### What the task asks
Copy out all of the data below with no alterations.

### Provided data
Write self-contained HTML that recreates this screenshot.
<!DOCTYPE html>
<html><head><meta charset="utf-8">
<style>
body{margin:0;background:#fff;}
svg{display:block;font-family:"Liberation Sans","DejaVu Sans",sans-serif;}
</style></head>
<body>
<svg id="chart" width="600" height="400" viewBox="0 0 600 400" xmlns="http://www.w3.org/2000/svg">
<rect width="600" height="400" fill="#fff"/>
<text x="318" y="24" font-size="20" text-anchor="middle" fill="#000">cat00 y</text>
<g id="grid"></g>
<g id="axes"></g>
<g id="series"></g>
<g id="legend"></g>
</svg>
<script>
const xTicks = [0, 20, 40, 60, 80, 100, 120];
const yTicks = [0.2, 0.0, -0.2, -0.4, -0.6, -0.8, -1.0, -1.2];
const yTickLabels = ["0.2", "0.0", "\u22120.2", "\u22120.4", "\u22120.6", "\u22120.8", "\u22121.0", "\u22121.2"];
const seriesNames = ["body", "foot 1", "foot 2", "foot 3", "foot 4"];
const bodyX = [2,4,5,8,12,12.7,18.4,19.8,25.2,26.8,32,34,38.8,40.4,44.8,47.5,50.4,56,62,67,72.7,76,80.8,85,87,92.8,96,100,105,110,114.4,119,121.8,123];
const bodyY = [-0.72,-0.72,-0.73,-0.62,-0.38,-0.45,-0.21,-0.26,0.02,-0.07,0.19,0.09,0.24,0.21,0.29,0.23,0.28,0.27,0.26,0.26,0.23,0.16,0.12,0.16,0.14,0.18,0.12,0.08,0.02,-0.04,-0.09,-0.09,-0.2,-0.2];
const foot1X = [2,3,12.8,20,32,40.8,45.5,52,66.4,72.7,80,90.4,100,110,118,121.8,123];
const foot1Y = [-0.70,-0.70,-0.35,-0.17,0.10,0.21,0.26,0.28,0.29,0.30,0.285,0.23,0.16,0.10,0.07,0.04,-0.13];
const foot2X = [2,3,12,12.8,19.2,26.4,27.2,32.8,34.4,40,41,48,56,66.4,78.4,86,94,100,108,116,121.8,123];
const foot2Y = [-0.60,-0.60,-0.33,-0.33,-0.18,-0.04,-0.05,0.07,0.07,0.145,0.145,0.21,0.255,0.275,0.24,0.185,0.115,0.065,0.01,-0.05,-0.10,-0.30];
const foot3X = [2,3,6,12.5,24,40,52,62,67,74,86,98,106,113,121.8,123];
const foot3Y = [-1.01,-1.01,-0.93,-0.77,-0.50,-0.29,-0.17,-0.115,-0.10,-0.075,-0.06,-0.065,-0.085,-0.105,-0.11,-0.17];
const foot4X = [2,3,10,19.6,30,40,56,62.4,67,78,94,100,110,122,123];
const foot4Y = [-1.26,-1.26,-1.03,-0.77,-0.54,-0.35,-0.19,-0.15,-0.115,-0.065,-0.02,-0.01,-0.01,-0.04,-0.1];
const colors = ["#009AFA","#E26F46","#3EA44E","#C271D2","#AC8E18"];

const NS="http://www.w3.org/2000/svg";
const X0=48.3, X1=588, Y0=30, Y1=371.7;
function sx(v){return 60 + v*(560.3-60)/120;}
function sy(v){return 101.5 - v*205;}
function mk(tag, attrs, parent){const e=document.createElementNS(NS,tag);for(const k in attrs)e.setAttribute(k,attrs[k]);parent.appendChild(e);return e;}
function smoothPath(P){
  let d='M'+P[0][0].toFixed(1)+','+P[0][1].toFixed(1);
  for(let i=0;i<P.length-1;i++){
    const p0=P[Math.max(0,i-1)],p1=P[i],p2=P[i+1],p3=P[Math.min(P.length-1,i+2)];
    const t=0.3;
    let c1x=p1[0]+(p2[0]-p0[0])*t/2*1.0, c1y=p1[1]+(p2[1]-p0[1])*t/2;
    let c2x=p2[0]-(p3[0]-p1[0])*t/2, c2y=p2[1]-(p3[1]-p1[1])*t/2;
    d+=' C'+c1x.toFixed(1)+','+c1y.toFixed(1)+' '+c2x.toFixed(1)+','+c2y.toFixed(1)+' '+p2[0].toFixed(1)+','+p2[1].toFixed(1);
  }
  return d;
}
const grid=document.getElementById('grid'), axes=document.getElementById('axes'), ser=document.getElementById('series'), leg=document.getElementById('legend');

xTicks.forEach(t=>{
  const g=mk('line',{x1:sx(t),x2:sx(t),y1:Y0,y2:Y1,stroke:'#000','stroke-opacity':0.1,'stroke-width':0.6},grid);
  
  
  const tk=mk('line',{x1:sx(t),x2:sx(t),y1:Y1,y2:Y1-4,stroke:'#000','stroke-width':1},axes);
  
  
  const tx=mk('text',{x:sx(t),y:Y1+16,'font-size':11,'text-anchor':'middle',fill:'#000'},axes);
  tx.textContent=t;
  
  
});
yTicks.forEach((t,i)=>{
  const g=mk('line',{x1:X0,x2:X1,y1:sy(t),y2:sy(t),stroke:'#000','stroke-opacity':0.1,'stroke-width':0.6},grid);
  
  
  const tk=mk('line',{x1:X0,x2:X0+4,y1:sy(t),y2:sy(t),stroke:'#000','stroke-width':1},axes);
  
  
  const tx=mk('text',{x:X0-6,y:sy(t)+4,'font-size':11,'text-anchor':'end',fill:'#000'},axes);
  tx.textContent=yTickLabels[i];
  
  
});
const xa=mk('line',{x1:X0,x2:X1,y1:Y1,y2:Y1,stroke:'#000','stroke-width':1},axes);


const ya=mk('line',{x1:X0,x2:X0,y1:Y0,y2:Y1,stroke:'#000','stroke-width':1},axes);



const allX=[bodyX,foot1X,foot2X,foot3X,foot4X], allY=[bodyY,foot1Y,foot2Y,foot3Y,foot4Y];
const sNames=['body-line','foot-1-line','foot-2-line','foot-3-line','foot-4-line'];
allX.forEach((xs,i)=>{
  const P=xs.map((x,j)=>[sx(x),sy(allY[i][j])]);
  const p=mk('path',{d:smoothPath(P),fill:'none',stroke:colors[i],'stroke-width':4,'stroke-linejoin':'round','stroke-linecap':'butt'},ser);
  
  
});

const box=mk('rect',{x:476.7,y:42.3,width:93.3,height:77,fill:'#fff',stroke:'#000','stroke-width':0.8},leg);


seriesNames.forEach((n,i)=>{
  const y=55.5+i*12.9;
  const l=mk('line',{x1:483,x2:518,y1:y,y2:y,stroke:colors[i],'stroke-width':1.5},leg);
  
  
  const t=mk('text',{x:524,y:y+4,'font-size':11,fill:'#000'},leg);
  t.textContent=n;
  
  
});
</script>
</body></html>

### Solution to the problem
Write self-contained HTML that recreates this screenshot.
<!DOCTYPE html>
<html><head><meta charset="utf-8">
<style>
body{margin:0;background:#fff;}
svg{display:block;font-family:"Liberation Sans","DejaVu Sans",sans-serif;}
</style></head>
<body>
<svg id="chart" width="600" height="400" viewBox="0 0 600 400" xmlns="http://www.w3.org/2000/svg">
<rect width="600" height="400" fill="#fff"/>
<text x="318" y="24" font-size="20" text-anchor="middle" fill="#000">cat00 y</text>
<g id="grid"></g>
<g id="axes"></g>
<g id="series"></g>
<g id="legend"></g>
</svg>
<script>
const xTicks = [0, 20, 40, 60, 80, 100, 120];
const yTicks = [0.2, 0.0, -0.2, -0.4, -0.6, -0.8, -1.0, -1.2];
const yTickLabels = ["0.2", "0.0", "\u22120.2", "\u22120.4", "\u22120.6", "\u22120.8", "\u22121.0", "\u22121.2"];
const seriesNames = ["body", "foot 1", "foot 2", "foot 3", "foot 4"];
const bodyX = [2,4,5,8,12,12.7,18.4,19.8,25.2,26.8,32,34,38.8,40.4,44.8,47.5,50.4,56,62,67,72.7,76,80.8,85,87,92.8,96,100,105,110,114.4,119,121.8,123];
const bodyY = [-0.72,-0.72,-0.73,-0.62,-0.38,-0.45,-0.21,-0.26,0.02,-0.07,0.19,0.09,0.24,0.21,0.29,0.23,0.28,0.27,0.26,0.26,0.23,0.16,0.12,0.16,0.14,0.18,0.12,0.08,0.02,-0.04,-0.09,-0.09,-0.2,-0.2];
const foot1X = [2,3,12.8,20,32,40.8,45.5,52,66.4,72.7,80,90.4,100,110,118,121.8,123];
const foot1Y = [-0.70,-0.70,-0.35,-0.17,0.10,0.21,0.26,0.28,0.29,0.30,0.285,0.23,0.16,0.10,0.07,0.04,-0.13];
const foot2X = [2,3,12,12.8,19.2,26.4,27.2,32.8,34.4,40,41,48,56,66.4,78.4,86,94,100,108,116,121.8,123];
const foot2Y = [-0.60,-0.60,-0.33,-0.33,-0.18,-0.04,-0.05,0.07,0.07,0.145,0.145,0.21,0.255,0.275,0.24,0.185,0.115,0.065,0.01,-0.05,-0.10,-0.30];
const foot3X = [2,3,6,12.5,24,40,52,62,67,74,86,98,106,113,121.8,123];
const foot3Y = [-1.01,-1.01,-0.93,-0.77,-0.50,-0.29,-0.17,-0.115,-0.10,-0.075,-0.06,-0.065,-0.085,-0.105,-0.11,-0.17];
const foot4X = [2,3,10,19.6,30,40,56,62.4,67,78,94,100,110,122,123];
const foot4Y = [-1.26,-1.26,-1.03,-0.77,-0.54,-0.35,-0.19,-0.15,-0.115,-0.065,-0.02,-0.01,-0.01,-0.04,-0.1];
const colors = ["#009AFA","#E26F46","#3EA44E","#C271D2","#AC8E18"];

const NS="http://www.w3.org/2000/svg";
const X0=48.3, X1=588, Y0=30, Y1=371.7;
function sx(v){return 60 + v*(560.3-60)/120;}
function sy(v){return 101.5 - v*205;}
function mk(tag, attrs, parent){const e=document.createElementNS(NS,tag);for(const k in attrs)e.setAttribute(k,attrs[k]);parent.appendChild(e);return e;}
function smoothPath(P){
  let d='M'+P[0][0].toFixed(1)+','+P[0][1].toFixed(1);
  for(let i=0;i<P.length-1;i++){
    const p0=P[Math.max(0,i-1)],p1=P[i],p2=P[i+1],p3=P[Math.min(P.length-1,i+2)];
    const t=0.3;
    let c1x=p1[0]+(p2[0]-p0[0])*t/2*1.0, c1y=p1[1]+(p2[1]-p0[1])*t/2;
    let c2x=p2[0]-(p3[0]-p1[0])*t/2, c2y=p2[1]-(p3[1]-p1[1])*t/2;
    d+=' C'+c1x.toFixed(1)+','+c1y.toFixed(1)+' '+c2x.toFixed(1)+','+c2y.toFixed(1)+' '+p2[0].toFixed(1)+','+p2[1].toFixed(1);
  }
  return d;
}
const grid=document.getElementById('grid'), axes=document.getElementById('axes'), ser=document.getElementById('series'), leg=document.getElementById('legend');

xTicks.forEach(t=>{
  const g=mk('line',{x1:sx(t),x2:sx(t),y1:Y0,y2:Y1,stroke:'#000','stroke-opacity':0.1,'stroke-width':0.6},grid);
  
  
  const tk=mk('line',{x1:sx(t),x2:sx(t),y1:Y1,y2:Y1-4,stroke:'#000','stroke-width':1},axes);
  
  
  const tx=mk('text',{x:sx(t),y:Y1+16,'font-size':11,'text-anchor':'middle',fill:'#000'},axes);
  tx.textContent=t;
  
  
});
yTicks.forEach((t,i)=>{
  const g=mk('line',{x1:X0,x2:X1,y1:sy(t),y2:sy(t),stroke:'#000','stroke-opacity':0.1,'stroke-width':0.6},grid);
  
  
  const tk=mk('line',{x1:X0,x2:X0+4,y1:sy(t),y2:sy(t),stroke:'#000','stroke-width':1},axes);
  
  
  const tx=mk('text',{x:X0-6,y:sy(t)+4,'font-size':11,'text-anchor':'end',fill:'#000'},axes);
  tx.textContent=yTickLabels[i];
  
  
});
const xa=mk('line',{x1:X0,x2:X1,y1:Y1,y2:Y1,stroke:'#000','stroke-width':1},axes);


const ya=mk('line',{x1:X0,x2:X0,y1:Y0,y2:Y1,stroke:'#000','stroke-width':1},axes);



const allX=[bodyX,foot1X,foot2X,foot3X,foot4X], allY=[bodyY,foot1Y,foot2Y,foot3Y,foot4Y];
const sNames=['body-line','foot-1-line','foot-2-line','foot-3-line','foot-4-line'];
allX.forEach((xs,i)=>{
  const P=xs.map((x,j)=>[sx(x),sy(allY[i][j])]);
  const p=mk('path',{d:smoothPath(P),fill:'none',stroke:colors[i],'stroke-width':4,'stroke-linejoin':'round','stroke-linecap':'butt'},ser);
  
  
});

const box=mk('rect',{x:476.7,y:42.3,width:93.3,height:77,fill:'#fff',stroke:'#000','stroke-width':0.8},leg);


seriesNames.forEach((n,i)=>{
  const y=55.5+i*12.9;
  const l=mk('line',{x1:483,x2:518,y1:y,y2:y,stroke:colors[i],'stroke-width':1.5},leg);
  
  
  const t=mk('text',{x:524,y:y+4,'font-size':11,fill:'#000'},leg);
  t.textContent=n;
  
  
});
</script>
</body></html>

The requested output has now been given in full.